The split-dns draft does not enable such blocking, except by the domain owner of priceline.com, facebook.com.  That is, the hotel could not use split-dns to block priceline.com.  That is exactly the attack the query to the public DNS prevents.  During Q&A, I was encouraged to document that attack and how it is mitigated better.  We plan to add that explanation to an updated version.

...
> Putting a solution in the stub would be good.  I think ADD can specify something
> here, but it would really be part of (and authenticated by) the enterprise
> provisioning. Which could be as simple as a URI via DHCP option to a signed
> list by a CA that I installed. I am not sure dancing around in different
> DNS views would be particularly useful. And it would still allow
> outsiders to see those public DNS queries which are supposed to remain
> private. And I still don't understand the updates to the document from
> this Monday, that adds some packet flaw images, but no DNS query
> information.
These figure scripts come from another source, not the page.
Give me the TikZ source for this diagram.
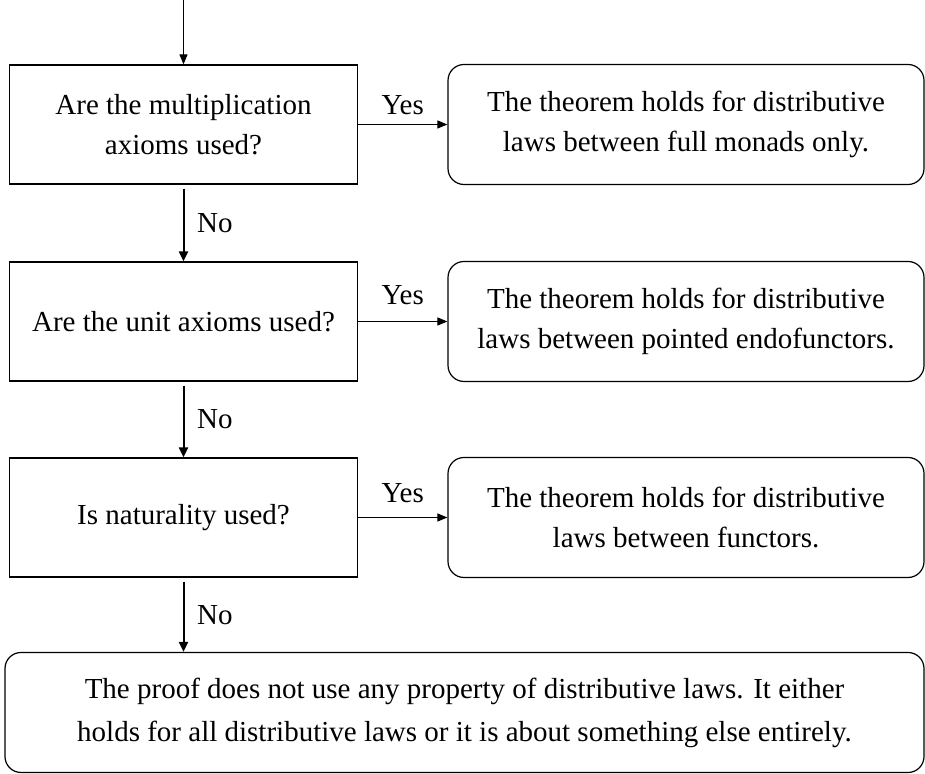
\documentclass[tikz,border=0pt]{standalone}
\usepackage{fontspec}
\setmainfont{Liberation Serif}
\usetikzlibrary{positioning, arrows.meta}

\begin{document}
\begin{tikzpicture}[x=0.5pt, y=0.5pt, font=\fontsize{14.5}{20}\selectfont]

    % Define styles
    \tikzset{
        question/.style = {rectangle, minimum width=174pt, minimum height=59.5pt, inner sep=0pt, align=center, draw=black, line width=0.6pt},
        answer/.style = {rectangle, rounded corners=8pt, minimum width=238pt, minimum height=60pt, inner sep=0pt, align=center, draw=black, line width=0.6pt},
        yesarrow/.style = {line width=0.5pt, -{Triangle[length=5pt, width=4pt]}},
        noarrow/.style = {line width=1pt, shorten <=2pt, -{Triangle[length=5pt, width=4.5pt]}}
    }

    \useasboundingbox (0,0) rectangle (925,774);

    % Nodes
    \node (mult) [question] at (183.5,649.5) {Are the multiplication\\axioms used?};
    \node (unit) [question, below of=mult, node distance=98.5pt] {Are the unit axioms used?};
    \node (nat) [question, below of=unit, node distance=98pt] {Is naturality used?};
    \node (full) [answer, right of=mult, node distance=251.25pt] {The theorem holds for distributive\\laws between full monads only.};
    \node (pointed) [answer, right of=unit, node distance=251.25pt] {The theorem holds for distributive\\laws between pointed endofunctors.};
    \node (func) [answer, right of=nat, node distance=251.25pt] {The theorem holds for distributive\\laws between functors.};
    \node (none) [answer, minimum width=459.5pt, below of=nat, node distance=97.5pt, xshift=140.5pt, font=\fontsize{14.5}{21.5}\selectfont] {The proof does not use any property of distributive laws. It either\\holds for all distributive laws or it is about something else entirely.};
    \coordinate [above of=mult, node distance=62pt] (start);

    % Arrows
    \draw [yesarrow] (start) -- (mult);
    \draw [yesarrow] (mult) -- node[above=1.5pt] {Yes} (full);
    \draw [yesarrow] (unit) -- node[above=5pt] {Yes} (pointed);
    \draw [yesarrow] (nat) -- node[above=4pt] {Yes} (func);
    \draw [noarrow] (mult) -- node[right=3pt] {No} (unit);
    \draw [noarrow] (unit) -- node[right=3pt] {No} (nat);
    \draw [noarrow] (nat.south) -- node[right=3pt] {No} (nat.south |- none.north);
\end{tikzpicture}
\end{document}
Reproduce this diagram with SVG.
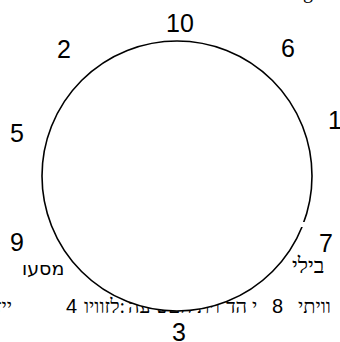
<svg xmlns="http://www.w3.org/2000/svg" width="340" height="342" viewBox="0 0 340 342">
<style>
.lbl{font-family:"Liberation Sans",Arial,sans-serif;font-size:25px;fill:#000;text-anchor:middle}
.heb{font-family:"Liberation Serif","DejaVu Serif",serif;font-size:20px;fill:#000}
.hebs{font-family:"DejaVu Sans","Noto Sans",sans-serif;font-size:19px;fill:#000}
.dig{font-family:"Liberation Sans",Arial,sans-serif;font-size:20px;fill:#000}
</style>
<rect width="340" height="342" fill="#fff"/>
<g id="background-text">
<text class="heb" x="303" y="-2">g</text>
<text class="hebs" x="22" y="275">מסעו</text>
<text class="heb" x="292" y="273" style="font-size:22px">בילי</text>
<text class="heb" x="-4" y="313">ייז</text>
<text class="dig" x="66" y="313">4</text>
<text class="heb" x="84" y="313">לזוויו:</text>
<text class="heb" x="128" y="313">ש עה</text>
<text class="heb" x="168" y="313">ויתיהם</text>
<text class="heb" x="226" y="313">י הד</text>
<text class="dig" x="272" y="313">8</text>
<text class="heb" x="298" y="313">וויתי</text>
</g>
<g id="connectors">
<circle cx="177" cy="176" r="135" fill="#fff" stroke="#000" stroke-width="1.6"/>
<rect x="297" y="222" width="8" height="5" fill="#fff"/>
</g>
<g id="labels">
<text id="n10" class="lbl" x="180" y="32">10</text>
<text id="n2" class="lbl" x="64" y="58">2</text>
<text id="n6" class="lbl" x="288" y="57">6</text>
<text id="n1" class="lbl" x="335" y="129">1</text>
<text id="n5" class="lbl" x="17" y="142">5</text>
<text id="n9" class="lbl" x="17" y="251">9</text>
<text id="n7" class="lbl" x="326" y="252">7</text>
<text id="n3" class="lbl" x="179" y="341">3</text>
</g>
</svg>
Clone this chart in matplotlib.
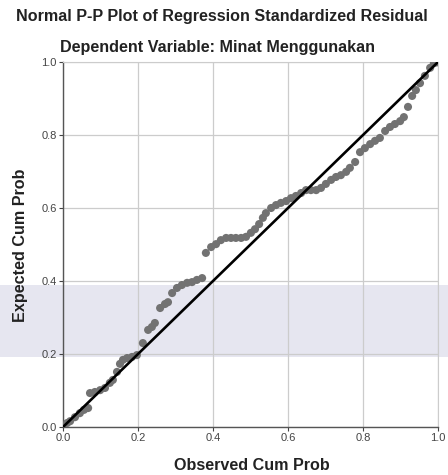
import matplotlib
matplotlib.use('Agg')
import matplotlib.pyplot as plt
from matplotlib.patches import Rectangle

plt.rcParams['font.family'] = ['Liberation Sans', 'DejaVu Sans']

# Observed cum prob (x) and expected cum prob (y)
observed = [0.003, 0.011, 0.019, 0.032, 0.045, 0.056, 0.067, 0.072, 0.085, 0.099,
            0.112, 0.125, 0.133, 0.144, 0.152, 0.160, 0.171, 0.184, 0.197, 0.213,
            0.227, 0.237, 0.245, 0.259, 0.272, 0.280, 0.291, 0.304, 0.317, 0.331,
            0.344, 0.357, 0.371, 0.381, 0.395, 0.408, 0.421, 0.435, 0.448, 0.461,
            0.475, 0.488, 0.501, 0.512, 0.523, 0.533, 0.541, 0.555, 0.568, 0.581,
            0.595, 0.608, 0.621, 0.635, 0.648, 0.661, 0.675, 0.688, 0.701, 0.715,
            0.728, 0.741, 0.755, 0.765, 0.779, 0.792, 0.805, 0.819, 0.832, 0.845,
            0.859, 0.872, 0.885, 0.899, 0.909, 0.920, 0.931, 0.941, 0.952, 0.965,
            0.979, 0.989, 0.997]
expected = [0.003, 0.011, 0.016, 0.027, 0.038, 0.047, 0.052, 0.093, 0.096, 0.101,
            0.107, 0.121, 0.129, 0.151, 0.173, 0.184, 0.189, 0.192, 0.197, 0.230,
            0.266, 0.274, 0.285, 0.326, 0.337, 0.342, 0.367, 0.381, 0.389, 0.395,
            0.397, 0.403, 0.408, 0.477, 0.493, 0.501, 0.512, 0.518, 0.518, 0.518,
            0.518, 0.521, 0.532, 0.542, 0.556, 0.573, 0.586, 0.600, 0.608, 0.614,
            0.619, 0.627, 0.633, 0.641, 0.649, 0.649, 0.649, 0.655, 0.666, 0.677,
            0.685, 0.690, 0.699, 0.710, 0.726, 0.753, 0.764, 0.775, 0.784, 0.792,
            0.811, 0.822, 0.830, 0.838, 0.849, 0.877, 0.907, 0.923, 0.942, 0.962,
            0.984, 0.997, 0.999]

ticks = [0.0, 0.2, 0.4, 0.6, 0.8, 1.0]
tick_labels = ['0.0', '0.2', '0.4', '0.6', '0.8', '1.0']

fig = plt.figure(figsize=(4.48, 4.75), dpi=100)

# faint lavender watermark band behind the chart
band = Rectangle((0, 0.248), 1, 0.153, transform=fig.transFigure,
                 facecolor='#e6e6f0', edgecolor='none', zorder=-1)
fig.add_artist(band)

ax = fig.add_axes([0.1406, 0.101, 0.8371, 0.7685])
ax.set_facecolor('none')

ax.scatter(observed, expected, s=34, color='#727272', edgecolors='none', zorder=3)
ax.plot([0, 1], [0, 1], color='black', linewidth=1.9, zorder=4)

ax.set_xlim(0, 1)
ax.set_ylim(0, 1)
ax.set_xticks(ticks)
ax.set_yticks(ticks)
ax.set_xticklabels(tick_labels)
ax.set_yticklabels(tick_labels)
ax.tick_params(axis='both', labelsize=8, colors='#444444', length=3, width=0.8, pad=1.5)
ax.grid(True, color='#cccccc', linewidth=0.9)
ax.set_axisbelow(True)

for side in ['top', 'right']:
    ax.spines[side].set_color('#cccccc')
for side in ['left', 'bottom']:
    ax.spines[side].set_color('#555555')
    ax.spines[side].set_linewidth(1.0)

title_kw = dict(fontsize=11.6, fontweight='bold', color='#222222', ha='center', va='center')
fig.text(0.496, 0.966, 'Normal P-P Plot of Regression Standardized Residual', **title_kw)
fig.text(0.486, 0.901, 'Dependent Variable: Minat Menggunakan', **title_kw)
fig.text(0.5625, 0.021, 'Observed Cum Prob', **title_kw)
fig.text(0.045, 0.484, 'Expected Cum Prob', rotation=90, **title_kw)

fig.savefig('out.png', dpi=100)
I still don't understand it :(

RFC8801's PvD are doing that (albeit using IPv6 RA rather than DHCP as you suggest).  I am not a fan of the IPv6 requirement for RFC8801's PvDs.  Enterprises continue to avoid deploying IPv6 internally.  

The current split-dns document validates the PvD returned by querying public DNS.  If that validation fails, the dnsZones claim in PvD is considered bogus ("lying") by the split-dns document.